For white people ready for change

It’s time. You already know this can’t wait. The good news is that you can do the work to be actively anti-racist, not just “not racist.” Not “colour blind.” Not just an “ally.” Being anti-racist means acknowledging that our systems are racist and that racism is everywhere, including in you, and to work continuously to get rid of it. Here’s a to-do list:

  1. Instead of defending Canada’s record, you can get educated. We know that “We’re better than the USA” is not a valid defense of Canada’s atrocious track record with regard to racism. We tell a pretty story about how Black Loyalists found freedom here—do we talk about how many of them were so poorly treated that they opted to leave for Sierra Leone? Do we admit to our own history with slavery and how even our oldest Black communities in Nova Scotia are treated as Other? We talk about our Indigenous peoples as though they are in the past—as though there are not communities without safe drinking water or education, communities fighting to maintain their ancestral and sacred lands. These are just a few examples of racist systems here at home that continue to oppress people—and benefit you, whether you’ve realized it or not. You can be an encouraging, helpful, educated partner to the people oppressed by these systems.

Essential Canadian reading:

Policing Black Lives: State Violence in Canada from Slavery to the Present, by Robyn Maynard

The Skin We’re In: A Year of Black Resistance and Power, by Desmond Cole

A Mind Spread Out on the Ground, by Alicia Elliott

  1. Be humble, open your ears and heart, and try not to take things personally other than the work before you.
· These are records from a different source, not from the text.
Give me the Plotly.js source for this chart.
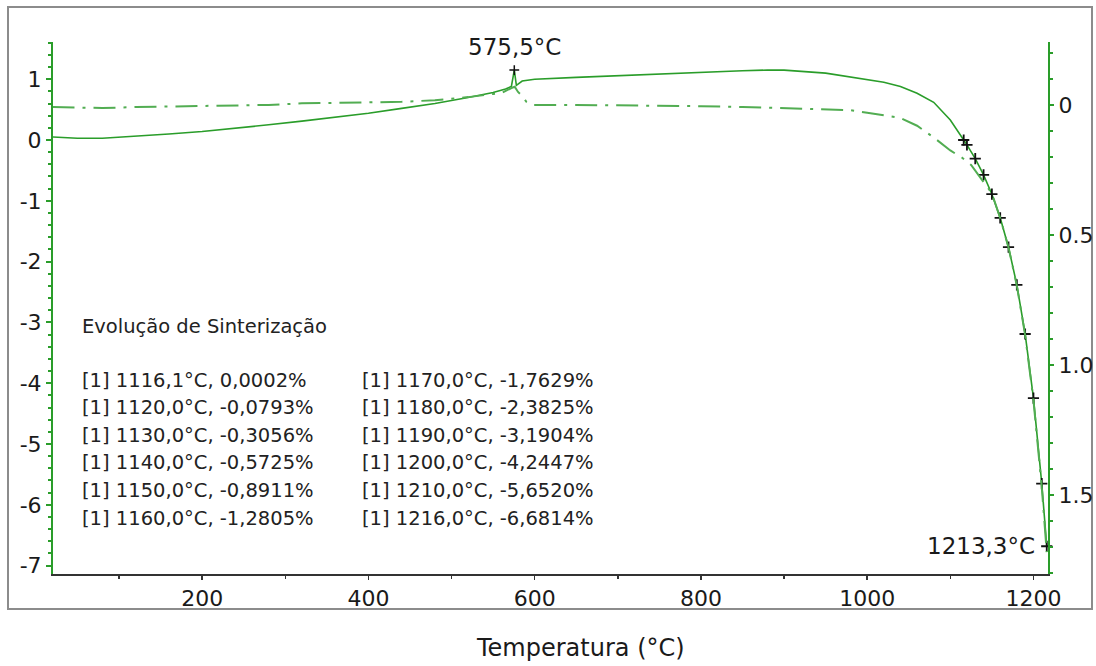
<!DOCTYPE html>
<html>
<head>
<meta charset="utf-8">
<script src="https://cdn.plot.ly/plotly-3.0.1.min.js"></script>
<style>html,body{margin:0;padding:0;background:#fff;}#chart{width:1096px;height:666px;}</style>
</head>
<body>
<div id="chart"></div>
<script>
// Solid curve: dilatation (%) on the left axis
var solidT = [20, 50, 80, 120, 160, 200, 240, 280, 320, 360, 400, 440, 480, 520, 550, 565, 572, 575.5, 578, 585, 600, 650, 700, 750, 800, 850, 880, 900, 950, 980, 1000, 1020, 1040, 1060, 1080, 1100, 1116.1, 1120, 1130, 1140, 1150, 1160, 1170, 1180, 1190, 1200, 1210, 1216];
var solidV = [0.05, 0.03, 0.03, 0.06, 0.10, 0.14, 0.19, 0.25, 0.31, 0.37, 0.44, 0.52, 0.60, 0.70, 0.78, 0.84, 0.88, 1.15, 0.90, 0.97, 1.00, 1.03, 1.06, 1.09, 1.12, 1.14, 1.15, 1.15, 1.10, 1.04, 0.99, 0.95, 0.88, 0.77, 0.62, 0.33, 0.0002, -0.0793, -0.3056, -0.5725, -0.8911, -1.2805, -1.7629, -2.3825, -3.1904, -4.2447, -5.6520, -6.6814];

// Dash-dot curve on the right (reversed) axis
var dashT = [20, 40, 80, 120, 200, 280, 320, 400, 440, 480, 520, 550, 560, 572, 576, 580, 585, 590, 597, 650, 700, 750, 800, 850, 900, 950, 980, 1000, 1020, 1040, 1060, 1080, 1100, 1115, 1125, 1145, 1150, 1160, 1170, 1180, 1190, 1200, 1210, 1216];
var dashV = [0.008, 0.010, 0.012, 0.008, 0.004, 0.000, -0.006, -0.010, -0.012, -0.018, -0.030, -0.042, -0.045, -0.065, -0.070, -0.050, -0.035, -0.012, 0.000, 0.000, 0.001, 0.003, 0.005, 0.008, 0.012, 0.016, 0.020, 0.030, 0.039, 0.050, 0.080, 0.125, 0.175, 0.205, 0.231, 0.315, 0.340, 0.435, 0.548, 0.695, 0.885, 1.135, 1.470, 1.720];

// Marked points (sintering evolution)
var markerT = [1116.1, 1120, 1130, 1140, 1150, 1160, 1170, 1180, 1190, 1200, 1210, 1216];
var markerV = [0.0002, -0.0793, -0.3056, -0.5725, -0.8911, -1.2805, -1.7629, -2.3825, -3.1904, -4.2447, -5.6520, -6.6814];

var peakT = [575.5];
var peakV = [1.15];
var endT = 1213.3;
var endV = -6.6814;

var xTickVals = [200, 400, 600, 800, 1000, 1200];
var xTickText = ["200", "400", "600", "800", "1000", "1200"];
var yTickVals = [1, 0, -1, -2, -3, -4, -5, -6, -7];
var yTickText = ["1", "0", "-1", "-2", "-3", "-4", "-5", "-6", "-7"];
var y2TickVals = [0, 0.5, 1.0, 1.5];
var y2TickText = ["0", "0.5", "1.0", "1.5"];

var legendTitle = "Evolução de Sinterização";
var xTitle = "Temperatura (°C)";

var FONT = "DejaVu Sans";
var GREEN = "#2a9d2a";
var L = 53, R = 1048, T = 42, B = 574;
function px(x){ return (x - L) / (R - L); }
function py(y){ return (B - y) / (B - T); }
function fmt(v, d){ return v.toFixed(d).replace('.', ','); }

var traces = [
  {x: dashT, y: dashV, yaxis: 'y2', mode: 'lines', line: {color: '#52ad52', width: 2, dash: '22px,8px,3px,8px'}, hoverinfo: 'skip'},
  {x: solidT, y: solidV, mode: 'lines', line: {color: GREEN, width: 1.6}, hoverinfo: 'skip'},
  {x: markerT, y: markerV, mode: 'markers', cliponaxis: false, marker: {symbol: 'cross-thin-open', size: 8, color: '#111', line: {width: 1.8, color: '#111'}}},
  {x: peakT, y: peakV, mode: 'markers', cliponaxis: false, marker: {symbol: 'cross-thin-open', size: 7, color: '#111', line: {width: 1.5, color: '#111'}}}
];

var annotations = [];
annotations.push({xref: 'paper', yref: 'paper', x: px(80), y: py(326), xanchor: 'left', yanchor: 'middle', showarrow: false, text: legendTitle, font: {family: FONT, size: 19.5, color: '#222'}});
for (var i = 0; i < markerT.length; i++) {
  var col = i < 6 ? 0 : 1;
  var row = i % 6;
  annotations.push({xref: 'paper', yref: 'paper', x: px(col === 0 ? 80 : 360), y: py(380 + row * 27.6), xanchor: 'left', yanchor: 'middle', showarrow: false,
    text: '[1] ' + fmt(markerT[i], 1) + '°C, ' + fmt(markerV[i], 4) + '%', font: {family: FONT, size: 19.5, color: '#222'}});
}
annotations.push({x: peakT[0], y: peakV[0], xref: 'x', yref: 'y', xanchor: 'center', yanchor: 'bottom', yshift: 8, showarrow: false, text: fmt(peakT[0], 1) + '°C', font: {family: FONT, size: 23, color: '#1a1a1a'}});
annotations.push({x: endT, y: endV, xref: 'x', yref: 'y', xanchor: 'right', yanchor: 'middle', xshift: -8, showarrow: false, text: fmt(endT, 1) + '°C', font: {family: FONT, size: 23, color: '#1a1a1a'}});
annotations.push({xref: 'paper', yref: 'paper', x: px(580), y: py(648), xanchor: 'center', yanchor: 'middle', showarrow: false, text: xTitle, font: {family: FONT, size: 24, color: '#1a1a1a'}});

var layout = {
  width: 1096, height: 666,
  margin: {l: L, r: 1096 - R, t: T, b: 666 - B, pad: 0},
  paper_bgcolor: '#fff', plot_bgcolor: '#fff',
  showlegend: false,
  font: {family: FONT, color: '#1a1a1a'},
  xaxis: {range: [20.6, 1217.5], showgrid: false, zeroline: false, showline: true, linecolor: '#333', linewidth: 1.5,
    ticks: 'outside', ticklen: 4, tickcolor: '#333', tickwidth: 1.5, tickmode: 'array', tickvals: xTickVals, ticktext: xTickText,
    minor: {tickmode: 'linear', tick0: 0, dtick: 100, ticklen: 3, tickcolor: '#333', ticks: 'outside'},
    tickfont: {family: FONT, size: 22, color: '#1a1a1a'}},
  yaxis: {range: [-7.138, 1.612], showgrid: false, zeroline: false, showline: true, linecolor: GREEN, linewidth: 2,
    ticks: 'outside', ticklen: 5, tickcolor: GREEN, tickwidth: 2, tickmode: 'array', tickvals: yTickVals, ticktext: yTickText,
    minor: {tickmode: 'linear', tick0: 0, dtick: 0.2, ticklen: 3, tickcolor: GREEN, ticks: 'outside'},
    tickfont: {family: FONT, size: 22, color: '#1a1a1a'}},
  yaxis2: {overlaying: 'y', side: 'right', range: [1.804, -0.242], showgrid: false, zeroline: false, showline: true, linecolor: GREEN, linewidth: 2,
    ticks: 'outside', ticklen: 4, tickcolor: GREEN, tickwidth: 2, tickmode: 'array', tickvals: y2TickVals, ticktext: y2TickText,
    minor: {tickmode: 'linear', tick0: 0, dtick: 0.1, ticklen: 3, tickcolor: GREEN, ticks: 'outside'},
    tickfont: {family: FONT, size: 22, color: '#1a1a1a'}},
  annotations: annotations,
  shapes: [
    {type: 'rect', xref: 'paper', yref: 'paper', x0: px(8), x1: px(1092), y0: py(609), y1: py(7), line: {color: '#8c8c8c', width: 2}, layer: 'below'}
  ]
};

Plotly.newPlot('chart', traces, layout, {displayModeBar: false, staticPlot: true});
</script>
</body>
</html>
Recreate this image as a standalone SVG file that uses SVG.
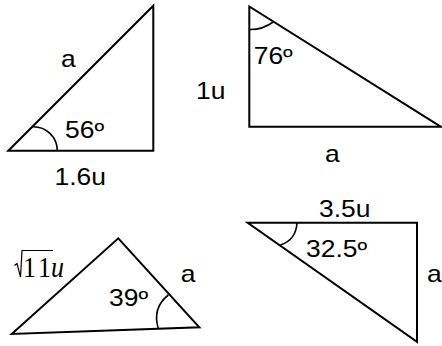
<svg xmlns="http://www.w3.org/2000/svg" width="442" height="346" viewBox="0 0 442 346">
<style>
.s{fill:none;stroke:#000;stroke-width:2;stroke-linejoin:miter}
.arc{fill:none;stroke:#000;stroke-width:1.6}
.t{font-family:"Liberation Sans",Arial,sans-serif;font-size:23px;fill:#000}
.m{font-family:"Liberation Serif","Times New Roman",serif;font-size:26px;fill:#000}
</style>
<rect width="442" height="346" fill="#fff"/>
<g id="tri1">
<polygon class="s" points="8.3,150.7 153.3,5.7 153.3,150.7"/>
<path class="arc" d="M32.3,126.7 A24,24 0 0 1 57.3,150.7"/>
<text class="t" transform="matrix(1.15 0 0 1 61 66.5)">a</text>
<text class="t" transform="matrix(1.15 0 0 1 65 138)">56º</text>
<text class="t" transform="matrix(1.15 0 0 1 54.5 185)">1.6u</text>
</g>
<g id="tri2">
<polygon class="s" points="249.3,6.5 249.3,126.7 440.7,126.7"/>
<path class="arc" d="M249.3,29.5 Q262,30 273.3,22"/>
<text class="t" transform="matrix(1.15 0 0 1 253.7 64)">76º</text>
<text class="t" transform="matrix(1.15 0 0 1 196 99)">1u</text>
<text class="t" transform="matrix(1.15 0 0 1 325 161.7)">a</text>
</g>
<g id="tri3">
<polygon class="s" points="11.7,334 118.3,238.3 199.3,327.3"/>
<path class="arc" d="M168.3,295 Q152,308 158.3,328.5"/>
<text class="t" transform="matrix(1.15 0 0 1 109 306)">39º</text>
<text class="t" transform="matrix(1.15 0 0 1 180.7 281.7)">a</text>
<path fill="none" stroke="#000" stroke-width="1.2" d="M14.5,265.5 L17,263.5 L20.5,277 L22,250.5 L53,250.5"/>
<text class="m" transform="matrix(1 0 0 1.15 23 276.5)">1<tspan dx="2">1</tspan><tspan font-style="italic">u</tspan></text>
</g>
<g id="tri4">
<polygon class="s" points="247.7,222.7 417,222.7 417,341.7"/>
<path class="arc" d="M297,222.7 Q296,240 280.3,245"/>
<text class="t" transform="matrix(1.15 0 0 1 319 217.3)">3.5u</text>
<text class="t" transform="matrix(1.15 0 0 1 306 257.3)">32.5º</text>
<text class="t" transform="matrix(1.15 0 0 1 427 282)">a</text>
</g>
</svg>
Listen to and learn from Black people, Indigenous people, and other people of colour in Canada about our experiences. When feminists talk to men about misogyny, we often hear a lot of defensiveness and the phrase “Not all men.” Make sure that you’re not “Not all white people”-ing instead of actually listening to suffering racialized people. Racism is systemic and we’re all steeped in it; this is not just about your individual actions. This is about responding to a huge, devastating violence perpetrated systemically, daily.

For white feminists, it can be hard to accept that the very system that oppresses you also benefits you in some ways by granting you privilege based on your skin colour. It’s an uncomfortable reality that has white women allies skirting around the issue of racism in their workplaces and lives.

To be a true ally, to be truly anti-racist, is to recognize these dynamics, try to listen with an open mind (by putting your own discomfort and defensiveness aside—no “Not all white people”!) and then engage in genuine dialogue about changes, small or big, that will begin to right these wrongs and ultimately benefit us all.

  1. As you do this work, you will inevitably feel sadness, anger, confusion, and a lot of discomfort and questions. Make sure that when you turn to friends for support and information, you’re turning to other white people. Black people, Indigenous people, and other people of colour have been processing our own pain around all of these events, often all our lives, and we might not have the energy to support you at the beginning of your journey of awakening. This isn’t meant to be harsh. It’s just true. Get support from your other anti-racist white friends.

Make sure you also give energy and strength to your BIPOC friends. Check in and see how they’re doing. Let them lean on you knowing you’re as educated as possible and aware of their pain right now. Accept their anger and tears. Hold space for their grief and pain.

  1. Take action. What can you do to support or defend your neighbour or colleague and challenge the status quo? Taking action might mean you lose some of your privileges and all of your innocence, but in exchange you’ll become a better human being. Donate, of course, to the US right now to help with bailouts and legal protection for protestors; look for local organizations working for racial justice in your area. There are people all over social media compiling organizations that need support. There are lists of ways you can support this movement (here’s a good Canada-specific one).

I have faith that you can get uncomfortable. You can get involved. And we can all get better.